● **To do**: Among the entries below, which lines run from the line with "Clone this chart in matplotlib." through the line with "ax.set_axisbelow(True)"? Retype those, both ends included, exactly and without pictures.

● **Record extracts**:

* start *

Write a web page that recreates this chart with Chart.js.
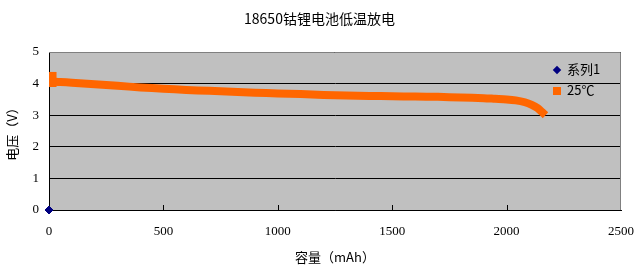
<!DOCTYPE html>
<html>
<head>
<meta charset="utf-8">
<script src="https://cdn.jsdelivr.net/npm/chart.js@4/dist/chart.umd.min.js"></script>
<style>
  body { margin: 0; background: #fff; }
  #wrap { position: relative; width: 639px; height: 269px; }
  #titulo { position: absolute; left: 0; top: 8px; width: 639px; text-align: center;
    font: 14px "Noto Sans CJK SC", "DejaVu Serif", serif; color: #000; }
  #legenda { position: absolute; left: 553px; top: 58px; font: 13px "Noto Sans CJK SC", serif; color: #000; }
  #legenda div { height: 21px; line-height: 21px; white-space: nowrap; }
  #legenda span.m { display: inline-block; width: 8px; height: 8px; margin-right: 6px; vertical-align: middle; }
</style>
</head>
<body>
<div id="wrap">
  <canvas id="grafico" width="639" height="269"></canvas>
  <div id="titulo">18650钴锂电池低温放电</div>
  <div id="legenda">
    <div><span class="m" style="background:#000080;width:6px;height:6px;transform:rotate(45deg);margin-left:1px;margin-right:7px"></span>系列1</div>
    <div><span class="m" style="background:#FF6600"></span>25℃</div>
  </div>
</div>
<script>
// capacidade (mAh) e tensao (V)
const capacidade = [0, 15, 50, 100, 200, 300, 400, 500, 600, 700, 800, 900, 1000, 1100, 1200, 1300,
  1400, 1500, 1600, 1700, 1800, 1900, 1950, 2000, 2040, 2080, 2110, 2135, 2155, 2170];
const tensao25 = [4.13, 4.07, 4.05, 4.03, 3.98, 3.93, 3.88, 3.84, 3.80, 3.77, 3.74, 3.71, 3.69, 3.67, 3.64, 3.62,
  3.61, 3.60, 3.59, 3.58, 3.56, 3.54, 3.52, 3.50, 3.47, 3.41, 3.33, 3.23, 3.10, 3.00];
const serie1X = [0];
const serie1Y = [0];
const xTicks = [0, 500, 1000, 1500, 2000, 2500];

const fonte = { family: "'Liberation Serif', 'Noto Sans CJK SC', serif", size: 13 };

// fundo cinza + marcas do eixo x para dentro
const fundo = {
  id: "fundo",
  beforeDraw(chart) {
    const { ctx, chartArea: a } = chart;
    ctx.save();
    ctx.fillStyle = "#C0C0C0";
    ctx.fillRect(a.left, a.top, a.right - a.left, a.bottom - a.top);
    ctx.restore();
  },
  afterDatasetsDraw(chart) {
    const { ctx, chartArea: a, scales } = chart;
    ctx.save();
    ctx.strokeStyle = "#808080";
    ctx.lineWidth = 1;
    ctx.beginPath();
    ctx.moveTo(a.left, a.top + 0.5);
    ctx.lineTo(a.right - 0.5, a.top + 0.5);
    ctx.lineTo(a.right - 0.5, a.bottom);
    ctx.stroke();
    ctx.strokeStyle = "#000";
    ctx.beginPath();
    xTicks.slice(1, -1).forEach(v => {
      const x = Math.round(scales.x.getPixelForValue(v)) + 0.5;
      ctx.moveTo(x, a.bottom);
      ctx.lineTo(x, a.bottom - 5);
    });
    ctx.stroke();
    ctx.restore();
  }
};

new Chart(document.getElementById("grafico"), {
  type: "scatter",
  data: {
    datasets: [
      {
        label: "25℃",
        data: capacidade.map((c, i) => ({ x: c, y: tensao25[i] })),
        showLine: true,
        borderColor: "#FF6600",
        backgroundColor: "#FF6600",
        borderWidth: 8,
        pointRadius: ctx => ctx.dataIndex === 0 ? 5 : 0,
        pointStyle: "rect",
        tension: 0.3
      },
      {
        label: "系列1",
        data: serie1X.map((x, i) => ({ x: x, y: serie1Y[i] })),
        backgroundColor: "#000080",
        borderColor: "#000080",
        pointStyle: "rectRot",
        pointRadius: 4,
        clip: false
      }
    ]
  },
  options: {
    responsive: false,
    animation: false,
    layout: { padding: { top: 52, right: 18, left: 0, bottom: 0 } },
    plugins: { legend: { display: false }, tooltip: { enabled: false } },
    scales: {
      x: {
        type: "linear", min: 0, max: 2500,
        afterBuildTicks: s => { s.ticks = xTicks.map(v => ({ value: v })); },
        afterFit: s => { s.height = 59; s.paddingRight = 0; },
        grid: { display: false, drawTicks: false },
        border: { color: "#000", width: 1 },
        ticks: { padding: 14, color: "#000", font: fonte, maxRotation: 0, callback: v => String(v) },
        title: { display: true, text: "容量（mAh）", color: "#000", padding: { top: 12 },
          font: { family: "'Noto Sans CJK SC', serif", size: 13 } }
      },
      y: {
        min: 0, max: 5,
        afterFit: s => { s.width = 49; },
        grid: { color: "#000", drawTicks: false },
        border: { color: "#000", width: 1 },
        ticks: { stepSize: 1, padding: 10, color: "#000", font: fonte },
        title: { display: true, text: "电压（V）", color: "#000", padding: { bottom: 12 },
          font: { family: "'Noto Sans CJK SC', serif", size: 13 } }
      }
    }
  },
  plugins: [fundo]
});
</script>
</body>
</html>
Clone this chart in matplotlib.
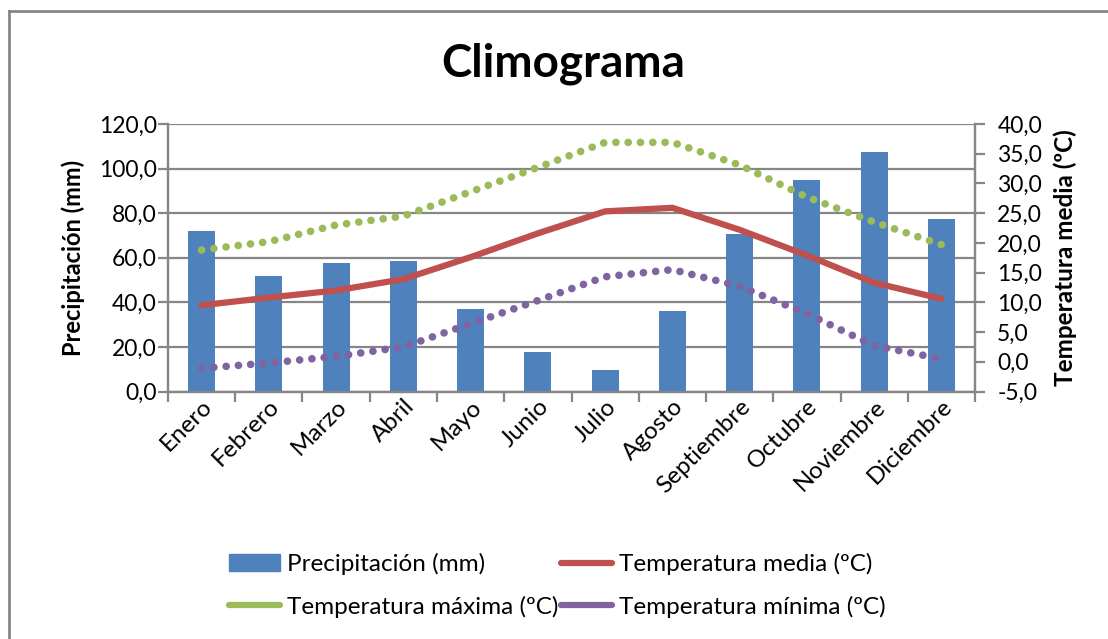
import matplotlib.pyplot as plt
from matplotlib.ticker import FuncFormatter, MultipleLocator
from matplotlib.lines import Line2D
from matplotlib.patches import Patch

plt.rcParams['font.family'] = ['Lato', 'DejaVu Sans']

meses = ['Enero', 'Febrero', 'Marzo', 'Abril', 'Mayo', 'Junio', 'Julio',
         'Agosto', 'Septiembre', 'Octubre', 'Noviembre', 'Diciembre']
precipitacion = [72.0, 51.7, 57.8, 58.5, 37.0, 17.5, 9.8, 36.0, 70.5, 94.7, 107.3, 77.5]
t_media = [9.5, 10.8, 12.0, 13.9, 17.6, 21.6, 25.3, 25.9, 22.2, 17.9, 13.3, 10.6]
t_max = [18.8, 20.2, 23.0, 24.5, 28.6, 32.7, 36.9, 36.9, 33.1, 27.7, 23.5, 19.7]
t_min = [-1.1, -0.2, 0.9, 2.5, 6.4, 10.3, 14.3, 15.5, 12.7, 8.1, 2.7, 0.5]

azul = '#4f81bd'
rojo = '#c0504d'
verde = '#9bbb59'
morado = '#8064a2'
gris = '#868686'

fig = plt.figure(figsize=(11.08, 6.39), dpi=100)
ax = fig.add_axes([0.1516, 0.3873, 0.7284, 0.4187])
ax2 = ax.twinx()

x = list(range(len(meses)))
ax.bar(x, precipitacion, width=0.4, color=azul, zorder=2)
ax.set_xlim(-0.5, 11.5)
ax.set_ylim(0, 120)
ax.yaxis.set_major_locator(MultipleLocator(20))
ax.grid(axis='y', color=gris, linewidth=1.6, zorder=0)
ax.set_axisbelow(True)

ax2.plot(x, t_media, color=rojo, linewidth=4.5, solid_capstyle='round', zorder=3)
ax2.plot(x, t_max, color=verde, linewidth=5.5, linestyle=(0, (0.01, 1.6)),
         dash_capstyle='round', zorder=3)
ax2.plot(x, t_min, color=morado, linewidth=5.5, linestyle=(0, (0.01, 1.6)),
         dash_capstyle='round', zorder=3)
ax2.set_ylim(-5, 40)
ax2.yaxis.set_major_locator(MultipleLocator(5))

fmt = FuncFormatter(lambda v, p: f"{v:.1f}".replace('.', ','))
ax.yaxis.set_major_formatter(fmt)
ax2.yaxis.set_major_formatter(fmt)

ax.set_xticks([i - 0.5 for i in range(13)], minor=False)
ax.set_xticklabels([])
ax.set_xticks(x, minor=True)
ax.set_xticklabels(meses, minor=True, rotation=45, ha='right',
                   rotation_mode='anchor', fontsize=17.5)
ax.tick_params(axis='x', which='minor', length=0, pad=3)
ax.tick_params(axis='x', which='major', length=7, width=1.6, color=gris)
ax.tick_params(axis='y', length=7, width=1.6, color=gris, labelsize=16.5, pad=1)
ax2.tick_params(axis='y', length=7, width=1.6, color=gris, labelsize=16.5, pad=9)

for a in (ax, ax2):
    a.spines['top'].set_visible(False)
    for side in ('left', 'right', 'bottom'):
        a.spines[side].set_color(gris)
        a.spines[side].set_linewidth(1.6)

ax.set_ylabel('Precipitación (mm)', fontsize=17, fontweight='bold', labelpad=10)
ax2.set_ylabel('Temperatura media (ºC)', fontsize=17.5, fontweight='bold', labelpad=8)

fig.text(0.508, 0.9, 'Climograma', fontsize=33, fontweight='bold',
         ha='center', va='center')

# orden por columnas: precip / media en la primera fila
handles = [Patch(color=azul),
           Line2D([], [], color=verde, linewidth=4.5, solid_capstyle='round'),
           Line2D([], [], color=rojo, linewidth=4.5, solid_capstyle='round'),
           Line2D([], [], color=morado, linewidth=4.5, solid_capstyle='round')]
labels = ['Precipitación (mm)', 'Temperatura máxima (ºC)',
          'Temperatura media (ºC)', 'Temperatura mínima (ºC)']
fig.legend(handles, labels, ncol=2, loc='center', bbox_to_anchor=(0.503, 0.0837),
           frameon=False, fontsize=17.5, handlelength=2.1, handletextpad=0.3,
           columnspacing=0.1, labelspacing=0.85)

fig.add_artist(Line2D([0.0085, 0.0085], [0.0, 0.983], transform=fig.transFigure,
                      color=gris, linewidth=2))
fig.add_artist(Line2D([0.0085, 1.0], [0.983, 0.983], transform=fig.transFigure,
                      color=gris, linewidth=2))

fig.savefig('out.png', dpi=100)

* end *

● **Expected output**:
Clone this chart in matplotlib.
import matplotlib.pyplot as plt
from matplotlib.ticker import FuncFormatter, MultipleLocator
from matplotlib.lines import Line2D
from matplotlib.patches import Patch

plt.rcParams['font.family'] = ['Lato', 'DejaVu Sans']

meses = ['Enero', 'Febrero', 'Marzo', 'Abril', 'Mayo', 'Junio', 'Julio',
         'Agosto', 'Septiembre', 'Octubre', 'Noviembre', 'Diciembre']
precipitacion = [72.0, 51.7, 57.8, 58.5, 37.0, 17.5, 9.8, 36.0, 70.5, 94.7, 107.3, 77.5]
t_media = [9.5, 10.8, 12.0, 13.9, 17.6, 21.6, 25.3, 25.9, 22.2, 17.9, 13.3, 10.6]
t_max = [18.8, 20.2, 23.0, 24.5, 28.6, 32.7, 36.9, 36.9, 33.1, 27.7, 23.5, 19.7]
t_min = [-1.1, -0.2, 0.9, 2.5, 6.4, 10.3, 14.3, 15.5, 12.7, 8.1, 2.7, 0.5]

azul = '#4f81bd'
rojo = '#c0504d'
verde = '#9bbb59'
morado = '#8064a2'
gris = '#868686'

fig = plt.figure(figsize=(11.08, 6.39), dpi=100)
ax = fig.add_axes([0.1516, 0.3873, 0.7284, 0.4187])
ax2 = ax.twinx()

x = list(range(len(meses)))
ax.bar(x, precipitacion, width=0.4, color=azul, zorder=2)
ax.set_xlim(-0.5, 11.5)
ax.set_ylim(0, 120)
ax.yaxis.set_major_locator(MultipleLocator(20))
ax.grid(axis='y', color=gris, linewidth=1.6, zorder=0)
ax.set_axisbelow(True)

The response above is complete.